_Work to do:_ Give the data below again exactly as it stands. Omit the pictures.

_Available data:_
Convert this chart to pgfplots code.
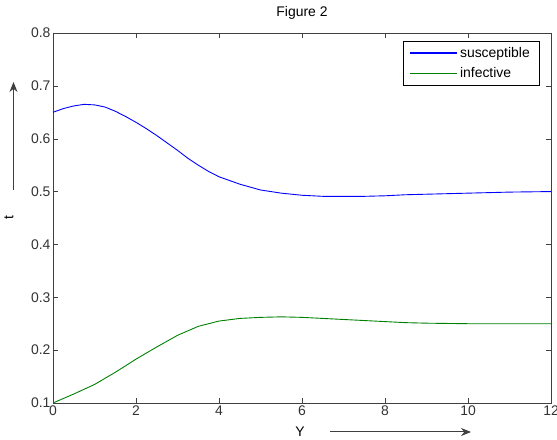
\documentclass[border=0pt]{standalone}
\usepackage{fontspec}
\setmainfont{Liberation Sans}
\usepackage{pgfplots}
\pgfplotsset{compat=1.18}
\usetikzlibrary{arrows.meta}

\definecolor{mblue}{RGB}{0,0,255}
\definecolor{mgreen}{RGB}{0,128,0}
\definecolor{axgray}{RGB}{64,64,64}

\begin{document}
\begin{tikzpicture}[x=1bp,y=1bp]
  \useasboundingbox (-53,-37) rectangle (504,403);
  \begin{axis}[
    scale only axis,
    width=498bp, height=370bp,
    xmin=0, xmax=12, ymin=0.1, ymax=0.8,
    xtick={0,2,...,12},
    ytick={0.1,0.2,0.3,0.4,0.5,0.6,0.7,0.8},
    yticklabel style={/pgf/number format/fixed, /pgf/number format/precision=1,
      /pgf/number format/fixed zerofill, xshift=1bp},
    /pgf/number format/assume math mode=true,
    tick align=inside,
    major tick length=5bp,
    axis line style={axgray},
    every tick/.style={axgray},
    tick label style={font=\fontsize{14}{16}\selectfont, text=black!80},
    xticklabel style={yshift=1bp},
    title={Figure 2},
    title style={at={(0.5,1)}, anchor=base, yshift=11bp, font=\fontsize{14}{16}\selectfont},
    legend style={
      at={(1,1)}, anchor=north east, xshift=-12bp, yshift=-8bp,
      fill=white, font=\fontsize{14}{16}\selectfont,
      inner xsep=7bp, inner ysep=4bp, row sep=5bp,
      cells={anchor=west},
    },
  ]
    \addplot[draw=mblue, line width=0.9pt,
      legend image code/.code={\draw[mblue, line width=1.2pt] (0bp,0bp) -- (47bp,0bp);}]
      coordinates {
      (0,0.650)(0.25,0.657)(0.5,0.662)(0.75,0.665)(1.0,0.664)(1.25,0.660)
      (1.5,0.652)(1.75,0.642)(2.0,0.631)(2.25,0.619)(2.5,0.606)(2.75,0.592)
      (3.0,0.578)(3.25,0.563)(3.5,0.550)(3.75,0.538)(4.0,0.528)(4.5,0.514)
      (5.0,0.503)(5.5,0.497)(6.0,0.493)(6.5,0.491)(7.0,0.491)(7.5,0.491)
      (8.0,0.492)(8.5,0.494)(9.0,0.495)(9.5,0.496)(10,0.497)(11,0.499)(12,0.500)};
    \addlegendentry{susceptible}
    \addplot[draw=mgreen, line width=0.9pt,
      legend image code/.code={\draw[mgreen, line width=1.2pt] (0bp,0bp) -- (47bp,0bp);}]
      coordinates {
      (0,0.100)(0.5,0.117)(1.0,0.135)(1.5,0.158)(2.0,0.183)(2.5,0.206)
      (3.0,0.228)(3.5,0.245)(4.0,0.255)(4.5,0.260)(5.0,0.262)(5.5,0.263)
      (6.0,0.262)(6.5,0.260)(7.0,0.258)(7.5,0.256)(8.0,0.254)(8.5,0.252)
      (9.0,0.251)(10,0.250)(11,0.250)(12,0.250)};
    \addlegendentry{infective}
  \end{axis}
  % hand-drawn axis labels with arrows
  \node[rotate=90, font=\fontsize{14}{16}\selectfont] at (-44,185) {t};
  \draw[axgray, line width=1pt, -{Stealth[length=10bp, width=8bp]}] (-39.5,213) -- (-39.5,321);
  \node[font=\fontsize{14}{16}\selectfont] at (247,-29) {Y};
  \draw[axgray, line width=1pt, -{Stealth[length=10bp, width=8bp]}] (277,-29) -- (418,-29);
\end{tikzpicture}
\end{document}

_Answer for the task:_
Convert this chart to pgfplots code.
\documentclass[border=0pt]{standalone}
\usepackage{fontspec}
\setmainfont{Liberation Sans}
\usepackage{pgfplots}
\pgfplotsset{compat=1.18}
\usetikzlibrary{arrows.meta}

\definecolor{mblue}{RGB}{0,0,255}
\definecolor{mgreen}{RGB}{0,128,0}
\definecolor{axgray}{RGB}{64,64,64}

\begin{document}
\begin{tikzpicture}[x=1bp,y=1bp]
  \useasboundingbox (-53,-37) rectangle (504,403);
  \begin{axis}[
    scale only axis,
    width=498bp, height=370bp,
    xmin=0, xmax=12, ymin=0.1, ymax=0.8,
    xtick={0,2,...,12},
    ytick={0.1,0.2,0.3,0.4,0.5,0.6,0.7,0.8},
    yticklabel style={/pgf/number format/fixed, /pgf/number format/precision=1,
      /pgf/number format/fixed zerofill, xshift=1bp},
    /pgf/number format/assume math mode=true,
    tick align=inside,
    major tick length=5bp,
    axis line style={axgray},
    every tick/.style={axgray},
    tick label style={font=\fontsize{14}{16}\selectfont, text=black!80},
    xticklabel style={yshift=1bp},
    title={Figure 2},
    title style={at={(0.5,1)}, anchor=base, yshift=11bp, font=\fontsize{14}{16}\selectfont},
    legend style={
      at={(1,1)}, anchor=north east, xshift=-12bp, yshift=-8bp,
      fill=white, font=\fontsize{14}{16}\selectfont,
      inner xsep=7bp, inner ysep=4bp, row sep=5bp,
      cells={anchor=west},
    },
  ]
    \addplot[draw=mblue, line width=0.9pt,
      legend image code/.code={\draw[mblue, line width=1.2pt] (0bp,0bp) -- (47bp,0bp);}]
      coordinates {
      (0,0.650)(0.25,0.657)(0.5,0.662)(0.75,0.665)(1.0,0.664)(1.25,0.660)
      (1.5,0.652)(1.75,0.642)(2.0,0.631)(2.25,0.619)(2.5,0.606)(2.75,0.592)
      (3.0,0.578)(3.25,0.563)(3.5,0.550)(3.75,0.538)(4.0,0.528)(4.5,0.514)
      (5.0,0.503)(5.5,0.497)(6.0,0.493)(6.5,0.491)(7.0,0.491)(7.5,0.491)
      (8.0,0.492)(8.5,0.494)(9.0,0.495)(9.5,0.496)(10,0.497)(11,0.499)(12,0.500)};
    \addlegendentry{susceptible}
    \addplot[draw=mgreen, line width=0.9pt,
      legend image code/.code={\draw[mgreen, line width=1.2pt] (0bp,0bp) -- (47bp,0bp);}]
      coordinates {
      (0,0.100)(0.5,0.117)(1.0,0.135)(1.5,0.158)(2.0,0.183)(2.5,0.206)
      (3.0,0.228)(3.5,0.245)(4.0,0.255)(4.5,0.260)(5.0,0.262)(5.5,0.263)
      (6.0,0.262)(6.5,0.260)(7.0,0.258)(7.5,0.256)(8.0,0.254)(8.5,0.252)
      (9.0,0.251)(10,0.250)(11,0.250)(12,0.250)};
    \addlegendentry{infective}
  \end{axis}
  % hand-drawn axis labels with arrows
  \node[rotate=90, font=\fontsize{14}{16}\selectfont] at (-44,185) {t};
  \draw[axgray, line width=1pt, -{Stealth[length=10bp, width=8bp]}] (-39.5,213) -- (-39.5,321);
  \node[font=\fontsize{14}{16}\selectfont] at (247,-29) {Y};
  \draw[axgray, line width=1pt, -{Stealth[length=10bp, width=8bp]}] (277,-29) -- (418,-29);
\end{tikzpicture}
\end{document}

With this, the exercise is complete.